**What you should do**
Return all lines that include the string "this".
──────────
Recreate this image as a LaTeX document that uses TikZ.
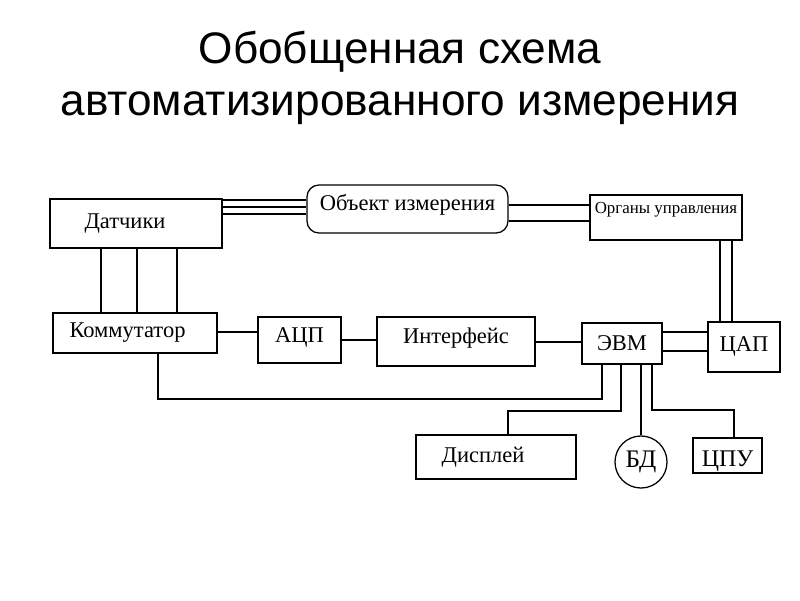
\documentclass[tikz,border=0pt]{standalone}
\usepackage{fontspec}
\setmainfont{Liberation Serif}
\newfontfamily\titlefont{Liberation Sans}
\tikzset{>=stealth}
\tikzset{box/.style={draw, rectangle, line width=0.9pt, inner sep=1pt, font=\fontsize{16}{19}\selectfont}}
\tikzset{wire/.style={line width=0.9pt}}
\tikzset{title/.style={anchor=base, font=\titlefont\fontsize{31.4}{37}\selectfont}}

\begin{document}
\begin{tikzpicture}[x=0.025cm, y=-0.025cm]
    \useasboundingbox (0,0) rectangle (800,600);
    \node[title] (title1) at (400,63) {Обобщенная схема};
    \node[title] (title2) at (400,115) {автоматизированного измерения};
    \node[box, minimum width=4.3cm, minimum height=1.225cm] (dat) at (136,223.5) {Датчики\rule{0.55cm}{0pt}};
    \node[box, rounded corners=0.3cm, minimum width=5.025cm, minimum height=1.2cm, text height=11pt, text depth=9pt] (obj) at (407.5,209) {Объект измерения};
    \node[box, minimum width=3.8cm, minimum height=1.125cm, font=\fontsize{12}{14}\selectfont, text height=8pt, text depth=14pt] (org) at (666,217.5) {Органы управления};
    \node[box, minimum width=4.1cm, minimum height=1cm] (kom) at (135,333) {Коммутатор\rule{0.375cm}{0pt}};
    \node[box, minimum width=2.075cm, minimum height=1.15cm, text height=11pt, text depth=7pt] (adc) at (299.5,340) {АЦП};
    \node[box, minimum width=3.95cm, minimum height=1.225cm, text height=11pt, text depth=8pt] (int) at (456,341.5) {Интерфейс};
    \node[box, minimum width=2cm, minimum height=1.025cm] (evm) at (622,343.5) {ЭВМ};
    \node[box, minimum width=1.8cm, minimum height=1.25cm, text height=11pt, text depth=4pt] (dac) at (744,347) {ЦАП};
    \node[box, minimum width=4cm, minimum height=1.1cm] (disp) at (496,457) {Дисплей\rule{0.65cm}{0pt}};
    \node[box, circle, minimum size=1.3cm, inner sep=0pt, font=\fontsize{18}{21}\selectfont] (bd) at (641,462) {БД};
    \node[box, minimum width=1.725cm, minimum height=0.875cm, font=\fontsize{17}{20}\selectfont, text height=15pt, text depth=0pt] (cpu) at (727.5,455.5) {ЦПУ};
    \foreach \y in {200,207,214}
        \draw[wire] (dat.east |- 0,\y) -- (obj.west |- 0,\y);
    \foreach \y in {205,221}
        \draw[wire] (obj.east |- 0,\y) -- (org.west |- 0,\y);
    \foreach \x in {101,137,177}
        \draw[wire] (dat.south -| \x,0) -- (kom.north -| \x,0);
    \foreach \x in {720,732}
        \draw[wire] (org.south -| \x,0) -- (dac.north -| \x,0);
    \draw[wire] (kom.east |- 0,332) -- (adc.west |- 0,332);
    \draw[wire] (adc.east) -- (int.west |- adc.east);
    \draw[wire] (int.east |- 0,342) -- (evm.west |- 0,342);
    \foreach \y in {332,351}
        \draw[wire] (evm.east |- 0,\y) -- (dac.west |- 0,\y);
    \draw[wire] (evm.south -| 602,0) |- (158,399) -- (kom.south -| 158,0);
    \draw[wire] (evm.south -| 621,0) |- (508,411) -- (disp.north -| 508,0);
    \draw[wire] (evm.south -| 641,0) -- (bd.north);
    \draw[wire] (evm.south -| 652,0) |- (734,410) -- (cpu.north -| 734,0);
\end{tikzpicture}
\end{document}
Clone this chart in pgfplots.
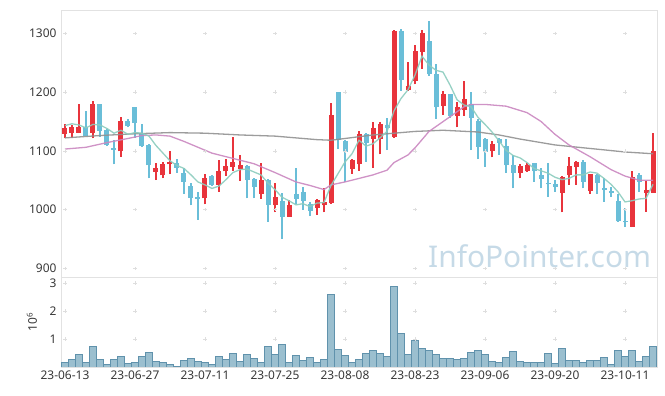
──────────
**Full response**
Recreate this image as a LaTeX document that uses TikZ.
Clone this chart in pgfplots.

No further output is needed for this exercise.